Of further interest, Lorenzen writes concerning the rumor circulating throughout Southern California of a mysterious planetoid some 300 miles in diameter that had been discovered by astronomers at the Palomar Observatory back in 1950, entering our solar system from above the plane of the ecliptic. The rouge planetoid dipped behind the Sun and was never detected since. The APRO director wondered if this wandering orb may have served as a base for the intense flying saucer flap that took place in the past two years. As the planetoid had changed its course, Lorenzen speculated that it might have been artificial, some kind of huge outer space station positioned behind the Sun to avoid observation by Earth-based telescopes.

Sky Watchers

No one could say in 1952 that the Air Force was close minded when it came to the subject of UFOs. Air Force brass were even inviting the public to become involved with UFO research, playing the role of “spotters” in the vicinity of strategic air and missile bases in the United States. This program of recruitment came to be known as Project Skywatch and was instituted by the Air Force on 15 July 1952. Project Skywatch was originally set to go into effect on 17 June 1952, but the Air Force hierarchy determined that slightly more time would be required to coordinate the program with the national defense grid, thereby ensuring that any spots where the country’s radar blanket was incomplete could be appropriately filled. Besides, Project Bluebook personnel noted that “Saucers have a tendency to be sighted in July, August and September with more frequency than at any other time of the year;” so waiting another month to “dot every i and cross every t” wasn’t going to hurt anything.

The emphasis of this program was on 27 of the then 48 states, these being the ones where most UFO sightings had been reported in previous years, as determined by Project Bluebook. Air Force administrators of Skywatch had sent out invitations to members of APRO and other flying saucer/UFO civilian investigations groups, attempting to recruit reliable spotters who could dedicate two or three hours in their community each week in manning a UFO observation post. It was a wonderful opportunity for budding ufologists, for in doing so, they would not only serve the national defense interests of protecting the country, but also be in a position to actually see a flying saucer with their own eyes, and actually be believed after reporting it. Lorenzen was encouraging the APRO membership to take advantage of this Skywatch program. Of course, in these early days of UFO investigations, there was always that fear of ridicule. To overcome this, Lorenzen wrote that, “You can bet if a saucer is sighted by an observation post, the information will not be made public.” Besides the data being protected under the aegis of the Air Force, Lorenzen noted that, “If you are on the job, you will at least have a chance through inquiry among other members of the watch to get the details.”

One of the greatest benefits of working on the inside with the Air Force on Project Skywatch was described by Lorenzen: “The evidence at hand seems to indicate that the Air Force, having had dead specimens from the saucers (the Mexico crash-landing and the New Mexico crash-landing referred to by Scully), are now concentrating on shooting down a ‘live one’ for the purpose of contact.”
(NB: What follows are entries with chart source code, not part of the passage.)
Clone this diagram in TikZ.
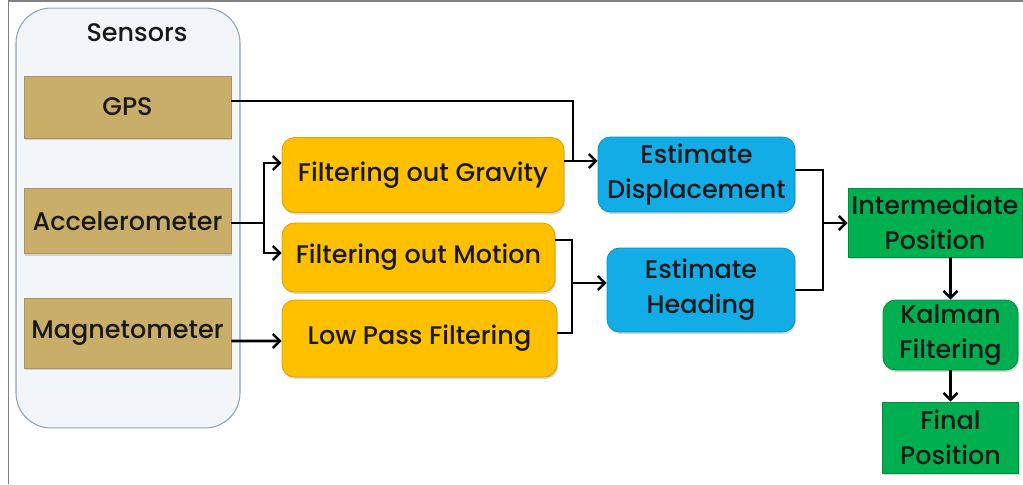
\documentclass[tikz,border=0pt]{standalone}
\usepackage{fontspec}
\setmainfont{Poppins}[UprightFont={* Medium}]
\usetikzlibrary{arrows.meta,shadows}

\definecolor{sensfill}{HTML}{F2F6FA}
\definecolor{sensline}{HTML}{8AA2BC}
\definecolor{tanfill}{HTML}{C9AE6A}
\definecolor{goldfill}{HTML}{FFC000}
\definecolor{bluefill}{HTML}{12ADE6}
\definecolor{greenfill}{HTML}{00B050}
\definecolor{framegray}{HTML}{808080}

\tikzset{
  blk/.style={inner sep=0pt, align=center, text=black!90,
    font=\fontsize{14.5}{20}\selectfont, line width=0.5pt,
    drop shadow={shadow xshift=0.6pt, shadow yshift=-1.2pt, opacity=0.3}},
  tanbox/.style={blk, fill=tanfill, draw=tanfill!85!black},
  goldbox/.style={blk, fill=goldfill, draw=goldfill!85!black, rounded corners=0.25cm},
  bluebox/.style={blk, fill=bluefill, draw=bluefill!85!black, rounded corners=0.25cm},
  greenbox/.style={blk, fill=greenfill, draw=greenfill!80!black},
  link/.style={line width=1.45pt, draw=black},
  arr/.style={link, -{Straight Barb[length=4pt,width=8pt,line width=1.4pt]}},
}

\begin{document}
\begin{tikzpicture}[x=0.02cm,y=-0.02cm]
    \useasboundingbox (0,0) rectangle (1023,484);

    % frame
    \draw[framegray, line width=0.04cm] (8.5,484) -- (8.5,1) -- (1023,1);

    % sensors group
    \node[fill=sensfill, draw=sensline, line width=0.6pt, rounded corners=0.7cm,
          minimum width=4.48cm, minimum height=8.4cm] (sensors) at (128,218) {};
    \node[font=\fontsize{14.5}{17}\selectfont, text=black!90] (senslabel) at (137,33) {Sensors};

    \node[tanbox, minimum width=4.14cm, minimum height=1.24cm] (gps) at (127.5,107) {GPS};
    \node[tanbox, minimum width=4.14cm, minimum height=1.3cm] (acc) at (127.5,221) {Accelerometer};
    \node[tanbox, minimum width=4.14cm, minimum height=1.4cm] (mag) at (127.5,333) {Magnetometer};

    % filters
    \node[goldbox, minimum width=5.64cm, minimum height=1.5cm] (grav) at (423,175) {Filtering out Gravity};
    \node[goldbox, minimum width=5.46cm, minimum height=1.38cm] (motion) at (418.5,257.5) {Filtering out Motion};
    \node[goldbox, minimum width=5.5cm, minimum height=1.54cm] (low) at (419.5,338.5) {Low Pass Filtering};

    % estimates
    \node[bluebox, minimum width=3.94cm, minimum height=1.5cm] (disp) at (696.5,174.5) {Estimate\\Displacement};
    \node[bluebox, minimum width=3.76cm, minimum height=1.68cm] (head) at (701,290) {Estimate\\Heading};

    % positions
    \node[greenbox, minimum width=3.48cm, minimum height=1.38cm] (inter) at (935,222.5) {Intermediate\\Position};
    \node[greenbox, rounded corners=0.25cm, minimum width=2.7cm, minimum height=1.4cm] (kal) at (950.5,335) {Kalman\\Filtering};
    \node[greenbox, minimum width=2.72cm, minimum height=1.42cm] (fin) at (950.5,437.5) {Final\\Position};

    % connectors
    \coordinate (gj) at (573,161);
    \draw[link] ([yshift=0.12cm]gps.east) -| (gj);
    \draw[arr] (grav.east |- gj) -- (disp.west |- gj);

    \coordinate (aj) at (264,223);
    \draw[link] (acc.east |- aj) -- (aj);
    \draw[arr] (aj) |- ([yshift=0.24cm]grav.west);
    \draw[arr] (aj) |- ([yshift=0.09cm]motion.west);

    \draw[arr] ([yshift=-0.16cm]mag.east) -- ([yshift=-0.05cm]low.west);

    \coordinate (mj) at (572,283);
    \draw[link] ([yshift=0.35cm]motion.east) -| (mj);
    \draw[link] ([yshift=0.11cm]low.east) -| (mj);
    \draw[arr] (mj) -- (head.west |- mj);

    \coordinate (ej) at (823,223);
    \draw[link] ([yshift=0.09cm]disp.east) -| (ej);
    \draw[link] (head.east) -| (ej);
    \draw[arr] (ej) -- (inter.west |- ej);

    \draw[arr] (inter.south -| kal) -- (kal.north);
    \draw[arr] (kal.south) -- (fin.north);

          \end{tikzpicture}
\end{document}
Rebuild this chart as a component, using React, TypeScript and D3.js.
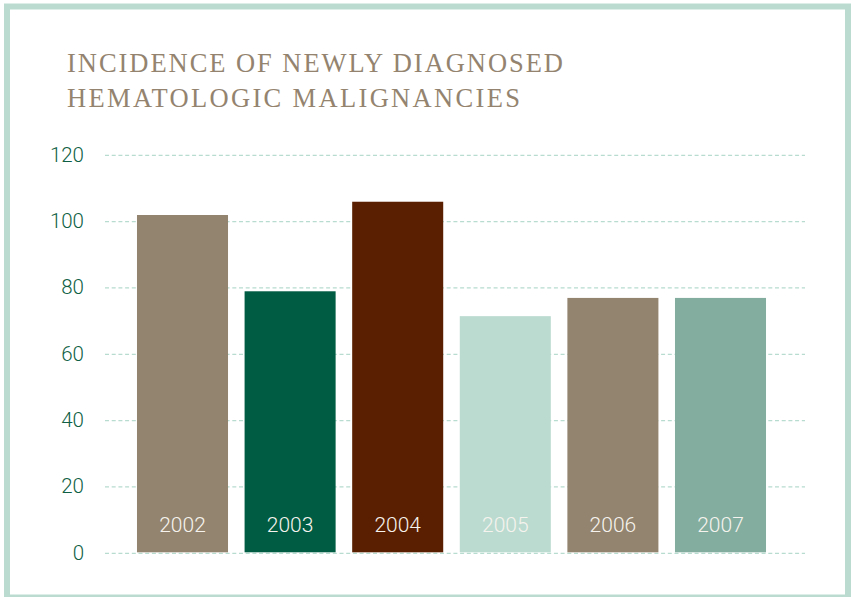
import React from "react";
import * as d3 from "d3";

const years = ["2002", "2003", "2004", "2005", "2006", "2007"];
const values = [102, 79, 106, 71.5, 77, 77];
const barColors = ["#93846f", "#005c42", "#5a1f00", "#bbdbd0", "#93846f", "#82ad9f"];
const yTicks = [0, 20, 40, 60, 80, 100, 120];
const titleLines = ["INCIDENCE OF NEWLY DIAGNOSED", "HEMATOLOGIC MALIGNANCIES"];

const W = 854;
const H = 597;

export default function App() {
  const x = d3
    .scaleBand<string>()
    .domain(years)
    .range([128.7, 774.3])
    .paddingInner(0.154)
    .paddingOuter(0.077);
  const y = d3.scaleLinear().domain([0, 120]).range([553.3, 155.3]);

  return (
    <svg
      width={W}
      height={H}
      style={{ position: "absolute", left: 0, top: 0, background: "#fff" }}
    >
      <rect x={7} y={6.5} width={841} height={591} fill="#fff" stroke="#bbdbd0" strokeWidth={6} />
      {titleLines.map((t, i) => (
        <text
          key={t}
          x={67}
          y={72 + i * 35.3}
          fontFamily="'Liberation Serif', 'DejaVu Serif', serif"
          fontSize={26.5}
          fill="#94846f"
          textLength={i === 0 ? 496 : 453}
          lengthAdjust="spacing"
        >
          {t}
        </text>
      ))}
      {yTicks.map((t) => (
        <g key={t}>
          <line
            x1={105}
            x2={805}
            y1={y(t)}
            y2={y(t)}
            stroke="#b8dccf"
            strokeWidth={1.2}
            strokeDasharray="4,2.7"
          />
          <text
            x={84}
            y={y(t) + 6.5}
            textAnchor="end"
            fontFamily="Roboto, 'Liberation Sans', sans-serif"
            fontWeight={300}
            fontSize={20.5}
            fill="#0f5f45"
          >
            {t}
          </text>
        </g>
      ))}
      {years.map((yr, i) => (
        <g key={yr}>
          <rect
            x={x(yr)}
            y={y(values[i])}
            width={x.bandwidth()}
            height={552.3 - y(values[i])}
            fill={barColors[i]}
          />
          <text
            x={(x(yr) as number) + x.bandwidth() / 2}
            y={531.5}
            textAnchor="middle"
            fontFamily="Roboto, 'Liberation Sans', sans-serif"
            fontWeight={300}
            fontSize={21}
            fill="#f6f3ee"
          >
            {yr}
          </text>
        </g>
      ))}
    </svg>
  );
}
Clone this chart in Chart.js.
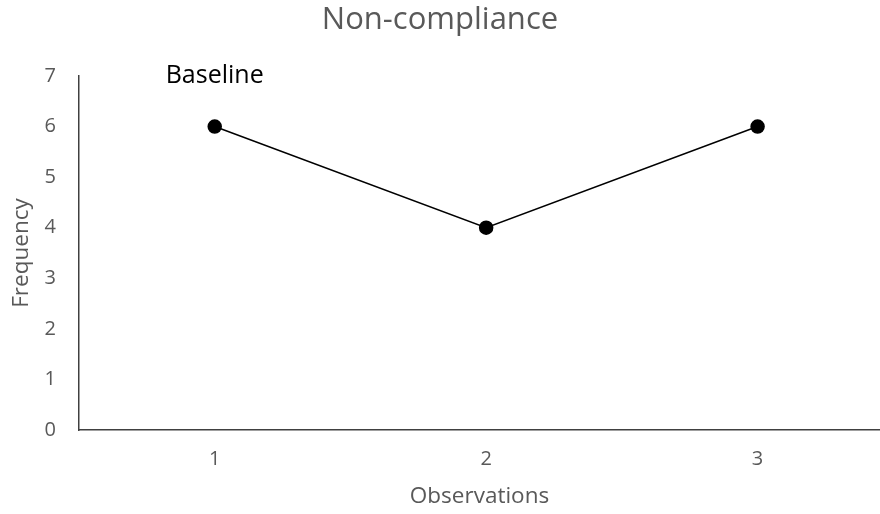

Back in the early 1950s, of course, the possibilities of using radar as a UFO tracking device, or even an anti-UFO air defense weapon, were just beginning to be explored. So until such a time as these emerging radar technologies could be perfected to cover the whole of the United States air space, having active civilian UFO spotters in place to augment the defense grid would be ideal for both the Air Force and the Skywatch enlistees. As to radar systems, Frank Edwards, a Mutual Broadcasting news analyst sponsored by the American Federation of Labor, noted on the air during his 14 April 1952 reporting that, “I have it from the authority of the big brass at the Pentagon (Air Force) that the general belief among them is that the saucers are interplanetary vehicles and that contact has been attempted.” Edwards also declared that, “Last September an attempt was made to contact a saucer hovering over an undisclosed military base in Maryland. The attempt was made by means of ‘shooting’ into the saucer with a radar beam. The saucer was at a very high altitude; and when the beam was trained on it, it wobbled.”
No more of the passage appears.